This most recent edition adds the position board from WCG Community Member IOftenPanic. Regular members of the community will recognize that IOP does fantastic work, and these write-ups arealways worth a read. In addition to adding IOP’s board, I updated Matt Miller’s board to use his January 8th edition and updated Walter Football’s board to catch up with their January 11th update. Over on the “Big Boards” side of things, NFL Draft Geek is now featured by their January 10th edition, and Draftek is caught up to the January 13th update. That means that functionally half of the data is new (5 of the 10 total boards), and only Easterling’s position rankings are from before Christmas.
With the board count at ten, it’s time to talk a little bit about the players, the methodology, and some of the discrepancies that are starting to show up. This article will focus on offense, while the next article will center on defense (I am not tracking special teams players specifically, although many of the gurus do consider special teams potential in their own rankings for players like DBs and receivers).
In some ways, the new boards don’t change very much. The top players are still largely the top players. However, there’s now enough information to dig in a bit.
Quarterback
Josh Rosen is the consensus top choice on the position boards for quarterback, and only CBS Sports has him outside of the Top 10 on an overall board. His scaled score is 97.7% of a perfect score, and in terms of agreement he is the second best prospect overall. I don’t know if Rosen will be any good, but the draft community is pretty fond of him so far.
Meanwhile, Sam Darnold is a distant second, with the position boards divided on whether he is the second-best or third-best quarterback in the draft (Jackson and Mayfield split the other second-place finishes). Darnold’s greatest skeptic on the big boards is WCG’s own Jacob Infante, who places him 22nd overall (his lowest finish).
Running back
Saquon Barkley is more than the consensus best running back in this draft. He is the consensus best player. He receives all of the first-place votes at his position, his worst finish on any big board is 8th, and his scaled score is 98.7% of perfection.
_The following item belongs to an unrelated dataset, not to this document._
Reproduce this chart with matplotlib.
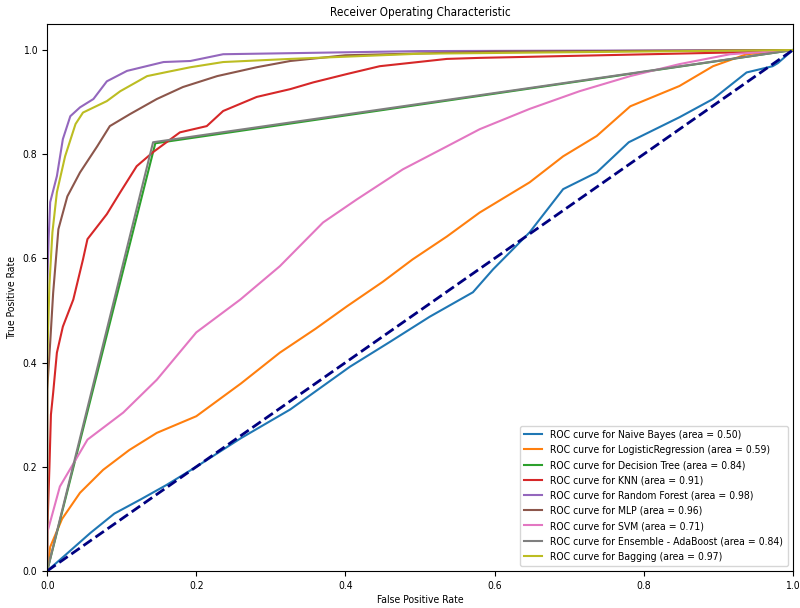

This is normally the point where an analytics fan like me points out that running backs aren’t really worth elite draft capital, but if scouts know anything at all, this guy is probably the exception to the rule. It is interesting that the two most certain prospects (quarterback and running back) are at positions that the Bears seem to have locked up. That’s probably fine, as the Bears probably have no chance at either player, anyway.
Back to running backs, Derrius Guice is clearly #2. His score (86.8%) is so far beyond #3’s score (Ronald Jones II’s 51.9%) as to be embarrassing. Only Walter Football has Guice out of second place, and there’s a clear impression that he would be the top running back in some years.
Offensive Tackles
There is not a tackle the consensus board loves. Mike McGlinchey enjoys a scaled score of 81.1%, good for 14th overall. However, he’s not even the favorite tackle on a majority of boards. That honor goes to Connor Williams (80.4%), who wins first place on three boards while coming in 10th in Walter Football’s rankings. Meanwhile, McGlinchey is not popular with Draft Geek (84th overall), and that pulls him down.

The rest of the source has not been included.